PROBLEM STATEMENT: Go through the data and copy every line exactly, but not the images.

↓↓↓

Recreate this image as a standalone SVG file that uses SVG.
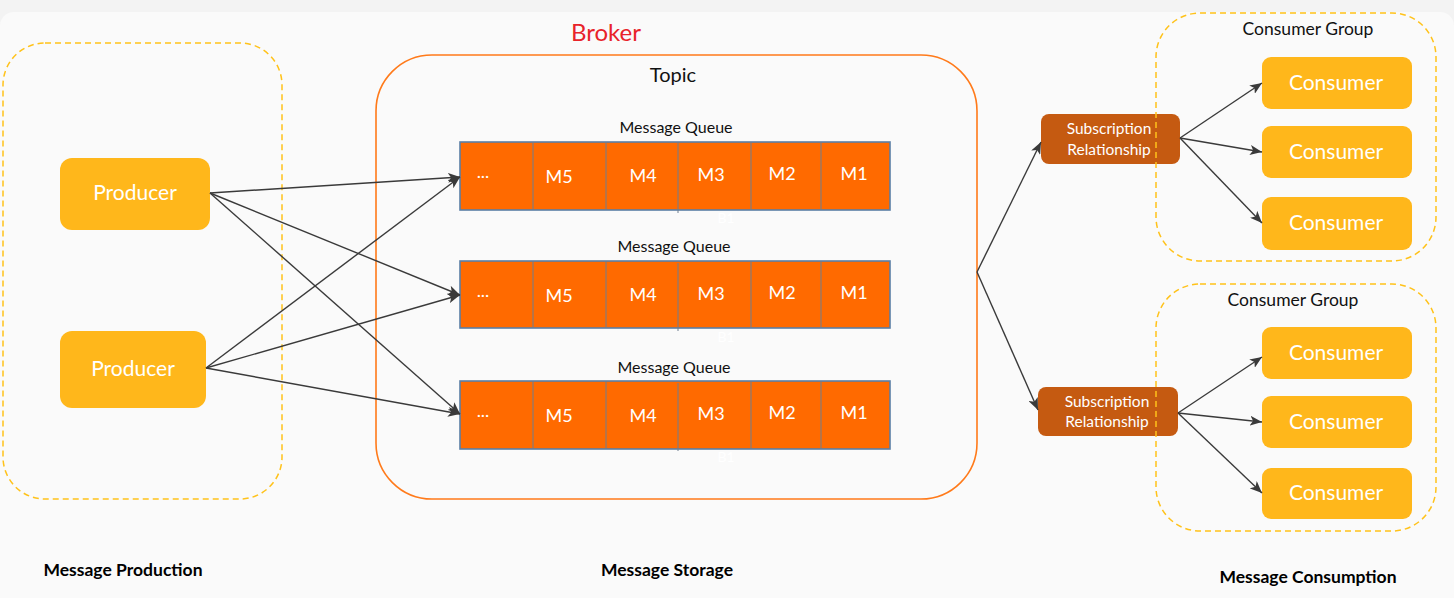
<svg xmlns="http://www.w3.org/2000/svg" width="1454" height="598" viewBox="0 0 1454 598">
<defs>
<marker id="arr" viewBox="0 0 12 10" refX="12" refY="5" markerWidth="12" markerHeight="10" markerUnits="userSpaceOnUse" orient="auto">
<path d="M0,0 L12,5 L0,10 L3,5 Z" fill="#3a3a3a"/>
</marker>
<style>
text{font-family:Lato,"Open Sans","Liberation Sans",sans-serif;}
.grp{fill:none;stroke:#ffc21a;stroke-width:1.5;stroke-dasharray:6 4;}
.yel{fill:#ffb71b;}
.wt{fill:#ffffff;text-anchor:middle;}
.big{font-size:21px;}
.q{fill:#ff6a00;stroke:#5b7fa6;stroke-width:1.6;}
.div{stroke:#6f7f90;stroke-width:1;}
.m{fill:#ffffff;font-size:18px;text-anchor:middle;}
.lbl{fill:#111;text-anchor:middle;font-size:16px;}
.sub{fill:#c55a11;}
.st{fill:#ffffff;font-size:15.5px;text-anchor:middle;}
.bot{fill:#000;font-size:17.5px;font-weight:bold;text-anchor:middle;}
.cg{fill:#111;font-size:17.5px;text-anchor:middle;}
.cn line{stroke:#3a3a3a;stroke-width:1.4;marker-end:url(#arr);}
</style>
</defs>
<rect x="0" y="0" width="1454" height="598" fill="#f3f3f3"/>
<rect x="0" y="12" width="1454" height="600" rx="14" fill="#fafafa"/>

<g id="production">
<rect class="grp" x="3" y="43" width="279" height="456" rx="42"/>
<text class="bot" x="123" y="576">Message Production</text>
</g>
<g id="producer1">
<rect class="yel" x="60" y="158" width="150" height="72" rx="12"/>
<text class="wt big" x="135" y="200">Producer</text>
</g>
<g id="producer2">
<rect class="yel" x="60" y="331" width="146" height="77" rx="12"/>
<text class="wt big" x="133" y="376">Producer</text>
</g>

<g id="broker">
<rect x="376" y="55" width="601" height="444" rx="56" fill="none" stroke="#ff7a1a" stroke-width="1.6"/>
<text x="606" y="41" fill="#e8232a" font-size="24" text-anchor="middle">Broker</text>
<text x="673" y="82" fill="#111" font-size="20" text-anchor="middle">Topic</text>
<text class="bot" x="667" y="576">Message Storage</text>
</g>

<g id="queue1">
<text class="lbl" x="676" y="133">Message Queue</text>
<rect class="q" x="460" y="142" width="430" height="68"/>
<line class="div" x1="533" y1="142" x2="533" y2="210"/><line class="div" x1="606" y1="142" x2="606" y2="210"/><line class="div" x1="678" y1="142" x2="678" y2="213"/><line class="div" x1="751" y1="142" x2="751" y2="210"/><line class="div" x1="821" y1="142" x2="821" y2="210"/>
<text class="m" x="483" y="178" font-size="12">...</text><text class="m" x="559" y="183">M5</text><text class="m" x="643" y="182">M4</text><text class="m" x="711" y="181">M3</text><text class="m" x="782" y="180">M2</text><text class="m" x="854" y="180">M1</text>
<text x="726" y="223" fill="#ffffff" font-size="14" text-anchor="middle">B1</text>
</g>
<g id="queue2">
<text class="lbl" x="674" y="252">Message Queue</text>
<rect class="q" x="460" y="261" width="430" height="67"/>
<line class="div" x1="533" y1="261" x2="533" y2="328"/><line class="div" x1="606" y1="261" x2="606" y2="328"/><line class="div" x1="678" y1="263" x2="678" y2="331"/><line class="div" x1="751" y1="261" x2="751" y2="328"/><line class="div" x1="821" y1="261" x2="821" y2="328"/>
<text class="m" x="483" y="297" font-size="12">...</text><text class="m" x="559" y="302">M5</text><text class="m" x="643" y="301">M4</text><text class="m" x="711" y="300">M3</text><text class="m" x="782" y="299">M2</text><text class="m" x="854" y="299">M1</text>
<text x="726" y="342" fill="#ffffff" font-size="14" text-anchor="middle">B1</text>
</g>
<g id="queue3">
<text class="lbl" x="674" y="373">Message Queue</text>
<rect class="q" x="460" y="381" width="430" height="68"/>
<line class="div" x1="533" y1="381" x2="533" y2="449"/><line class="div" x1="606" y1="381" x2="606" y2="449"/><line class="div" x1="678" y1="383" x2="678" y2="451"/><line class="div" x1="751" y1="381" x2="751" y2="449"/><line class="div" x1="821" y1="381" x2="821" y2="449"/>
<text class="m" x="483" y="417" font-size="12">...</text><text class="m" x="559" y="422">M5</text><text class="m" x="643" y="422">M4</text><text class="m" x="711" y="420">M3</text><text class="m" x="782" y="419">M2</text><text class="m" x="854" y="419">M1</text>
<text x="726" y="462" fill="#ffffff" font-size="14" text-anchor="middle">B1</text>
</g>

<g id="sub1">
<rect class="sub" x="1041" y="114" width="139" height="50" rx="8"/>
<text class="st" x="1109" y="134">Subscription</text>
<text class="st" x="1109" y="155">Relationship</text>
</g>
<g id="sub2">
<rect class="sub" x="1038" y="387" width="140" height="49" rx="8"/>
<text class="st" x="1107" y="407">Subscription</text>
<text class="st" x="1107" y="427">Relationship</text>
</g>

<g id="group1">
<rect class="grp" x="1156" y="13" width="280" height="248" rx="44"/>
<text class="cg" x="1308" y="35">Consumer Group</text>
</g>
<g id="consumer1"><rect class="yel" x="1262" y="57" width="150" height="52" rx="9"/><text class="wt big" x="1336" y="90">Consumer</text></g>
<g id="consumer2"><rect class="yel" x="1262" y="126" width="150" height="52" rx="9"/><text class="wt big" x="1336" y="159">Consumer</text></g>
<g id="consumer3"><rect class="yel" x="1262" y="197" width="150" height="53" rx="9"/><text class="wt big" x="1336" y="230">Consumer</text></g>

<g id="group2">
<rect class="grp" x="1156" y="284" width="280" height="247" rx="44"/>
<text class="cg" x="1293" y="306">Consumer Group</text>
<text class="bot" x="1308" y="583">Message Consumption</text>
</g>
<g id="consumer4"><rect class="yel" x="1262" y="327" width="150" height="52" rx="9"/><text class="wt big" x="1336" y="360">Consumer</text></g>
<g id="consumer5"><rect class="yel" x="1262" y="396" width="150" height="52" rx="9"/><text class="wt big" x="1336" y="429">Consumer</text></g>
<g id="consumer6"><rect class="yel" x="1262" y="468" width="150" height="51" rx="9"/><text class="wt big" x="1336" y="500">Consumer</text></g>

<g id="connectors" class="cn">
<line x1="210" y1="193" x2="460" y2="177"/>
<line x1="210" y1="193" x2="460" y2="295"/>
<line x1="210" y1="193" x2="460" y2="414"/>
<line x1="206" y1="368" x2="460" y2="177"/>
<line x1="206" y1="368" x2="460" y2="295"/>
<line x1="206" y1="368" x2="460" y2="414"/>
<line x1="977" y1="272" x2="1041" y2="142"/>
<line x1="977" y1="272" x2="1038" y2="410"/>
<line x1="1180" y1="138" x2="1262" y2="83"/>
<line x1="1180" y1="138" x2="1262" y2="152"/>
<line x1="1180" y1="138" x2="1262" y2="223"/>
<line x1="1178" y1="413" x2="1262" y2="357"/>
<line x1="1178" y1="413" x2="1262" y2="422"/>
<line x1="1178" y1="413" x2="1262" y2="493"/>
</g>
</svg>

↑↑↑

THE REPLY:
Recreate this image as a standalone SVG file that uses SVG.
<svg xmlns="http://www.w3.org/2000/svg" width="1454" height="598" viewBox="0 0 1454 598">
<defs>
<marker id="arr" viewBox="0 0 12 10" refX="12" refY="5" markerWidth="12" markerHeight="10" markerUnits="userSpaceOnUse" orient="auto">
<path d="M0,0 L12,5 L0,10 L3,5 Z" fill="#3a3a3a"/>
</marker>
<style>
text{font-family:Lato,"Open Sans","Liberation Sans",sans-serif;}
.grp{fill:none;stroke:#ffc21a;stroke-width:1.5;stroke-dasharray:6 4;}
.yel{fill:#ffb71b;}
.wt{fill:#ffffff;text-anchor:middle;}
.big{font-size:21px;}
.q{fill:#ff6a00;stroke:#5b7fa6;stroke-width:1.6;}
.div{stroke:#6f7f90;stroke-width:1;}
.m{fill:#ffffff;font-size:18px;text-anchor:middle;}
.lbl{fill:#111;text-anchor:middle;font-size:16px;}
.sub{fill:#c55a11;}
.st{fill:#ffffff;font-size:15.5px;text-anchor:middle;}
.bot{fill:#000;font-size:17.5px;font-weight:bold;text-anchor:middle;}
.cg{fill:#111;font-size:17.5px;text-anchor:middle;}
.cn line{stroke:#3a3a3a;stroke-width:1.4;marker-end:url(#arr);}
</style>
</defs>
<rect x="0" y="0" width="1454" height="598" fill="#f3f3f3"/>
<rect x="0" y="12" width="1454" height="600" rx="14" fill="#fafafa"/>

<g id="production">
<rect class="grp" x="3" y="43" width="279" height="456" rx="42"/>
<text class="bot" x="123" y="576">Message Production</text>
</g>
<g id="producer1">
<rect class="yel" x="60" y="158" width="150" height="72" rx="12"/>
<text class="wt big" x="135" y="200">Producer</text>
</g>
<g id="producer2">
<rect class="yel" x="60" y="331" width="146" height="77" rx="12"/>
<text class="wt big" x="133" y="376">Producer</text>
</g>

<g id="broker">
<rect x="376" y="55" width="601" height="444" rx="56" fill="none" stroke="#ff7a1a" stroke-width="1.6"/>
<text x="606" y="41" fill="#e8232a" font-size="24" text-anchor="middle">Broker</text>
<text x="673" y="82" fill="#111" font-size="20" text-anchor="middle">Topic</text>
<text class="bot" x="667" y="576">Message Storage</text>
</g>

<g id="queue1">
<text class="lbl" x="676" y="133">Message Queue</text>
<rect class="q" x="460" y="142" width="430" height="68"/>
<line class="div" x1="533" y1="142" x2="533" y2="210"/><line class="div" x1="606" y1="142" x2="606" y2="210"/><line class="div" x1="678" y1="142" x2="678" y2="213"/><line class="div" x1="751" y1="142" x2="751" y2="210"/><line class="div" x1="821" y1="142" x2="821" y2="210"/>
<text class="m" x="483" y="178" font-size="12">...</text><text class="m" x="559" y="183">M5</text><text class="m" x="643" y="182">M4</text><text class="m" x="711" y="181">M3</text><text class="m" x="782" y="180">M2</text><text class="m" x="854" y="180">M1</text>
<text x="726" y="223" fill="#ffffff" font-size="14" text-anchor="middle">B1</text>
</g>
<g id="queue2">
<text class="lbl" x="674" y="252">Message Queue</text>
<rect class="q" x="460" y="261" width="430" height="67"/>
<line class="div" x1="533" y1="261" x2="533" y2="328"/><line class="div" x1="606" y1="261" x2="606" y2="328"/><line class="div" x1="678" y1="263" x2="678" y2="331"/><line class="div" x1="751" y1="261" x2="751" y2="328"/><line class="div" x1="821" y1="261" x2="821" y2="328"/>
<text class="m" x="483" y="297" font-size="12">...</text><text class="m" x="559" y="302">M5</text><text class="m" x="643" y="301">M4</text><text class="m" x="711" y="300">M3</text><text class="m" x="782" y="299">M2</text><text class="m" x="854" y="299">M1</text>
<text x="726" y="342" fill="#ffffff" font-size="14" text-anchor="middle">B1</text>
</g>
<g id="queue3">
<text class="lbl" x="674" y="373">Message Queue</text>
<rect class="q" x="460" y="381" width="430" height="68"/>
<line class="div" x1="533" y1="381" x2="533" y2="449"/><line class="div" x1="606" y1="381" x2="606" y2="449"/><line class="div" x1="678" y1="383" x2="678" y2="451"/><line class="div" x1="751" y1="381" x2="751" y2="449"/><line class="div" x1="821" y1="381" x2="821" y2="449"/>
<text class="m" x="483" y="417" font-size="12">...</text><text class="m" x="559" y="422">M5</text><text class="m" x="643" y="422">M4</text><text class="m" x="711" y="420">M3</text><text class="m" x="782" y="419">M2</text><text class="m" x="854" y="419">M1</text>
<text x="726" y="462" fill="#ffffff" font-size="14" text-anchor="middle">B1</text>
</g>

<g id="sub1">
<rect class="sub" x="1041" y="114" width="139" height="50" rx="8"/>
<text class="st" x="1109" y="134">Subscription</text>
<text class="st" x="1109" y="155">Relationship</text>
</g>
<g id="sub2">
<rect class="sub" x="1038" y="387" width="140" height="49" rx="8"/>
<text class="st" x="1107" y="407">Subscription</text>
<text class="st" x="1107" y="427">Relationship</text>
</g>

<g id="group1">
<rect class="grp" x="1156" y="13" width="280" height="248" rx="44"/>
<text class="cg" x="1308" y="35">Consumer Group</text>
</g>
<g id="consumer1"><rect class="yel" x="1262" y="57" width="150" height="52" rx="9"/><text class="wt big" x="1336" y="90">Consumer</text></g>
<g id="consumer2"><rect class="yel" x="1262" y="126" width="150" height="52" rx="9"/><text class="wt big" x="1336" y="159">Consumer</text></g>
<g id="consumer3"><rect class="yel" x="1262" y="197" width="150" height="53" rx="9"/><text class="wt big" x="1336" y="230">Consumer</text></g>

<g id="group2">
<rect class="grp" x="1156" y="284" width="280" height="247" rx="44"/>
<text class="cg" x="1293" y="306">Consumer Group</text>
<text class="bot" x="1308" y="583">Message Consumption</text>
</g>
<g id="consumer4"><rect class="yel" x="1262" y="327" width="150" height="52" rx="9"/><text class="wt big" x="1336" y="360">Consumer</text></g>
<g id="consumer5"><rect class="yel" x="1262" y="396" width="150" height="52" rx="9"/><text class="wt big" x="1336" y="429">Consumer</text></g>
<g id="consumer6"><rect class="yel" x="1262" y="468" width="150" height="51" rx="9"/><text class="wt big" x="1336" y="500">Consumer</text></g>

<g id="connectors" class="cn">
<line x1="210" y1="193" x2="460" y2="177"/>
<line x1="210" y1="193" x2="460" y2="295"/>
<line x1="210" y1="193" x2="460" y2="414"/>
<line x1="206" y1="368" x2="460" y2="177"/>
<line x1="206" y1="368" x2="460" y2="295"/>
<line x1="206" y1="368" x2="460" y2="414"/>
<line x1="977" y1="272" x2="1041" y2="142"/>
<line x1="977" y1="272" x2="1038" y2="410"/>
<line x1="1180" y1="138" x2="1262" y2="83"/>
<line x1="1180" y1="138" x2="1262" y2="152"/>
<line x1="1180" y1="138" x2="1262" y2="223"/>
<line x1="1178" y1="413" x2="1262" y2="357"/>
<line x1="1178" y1="413" x2="1262" y2="422"/>
<line x1="1178" y1="413" x2="1262" y2="493"/>
</g>
</svg>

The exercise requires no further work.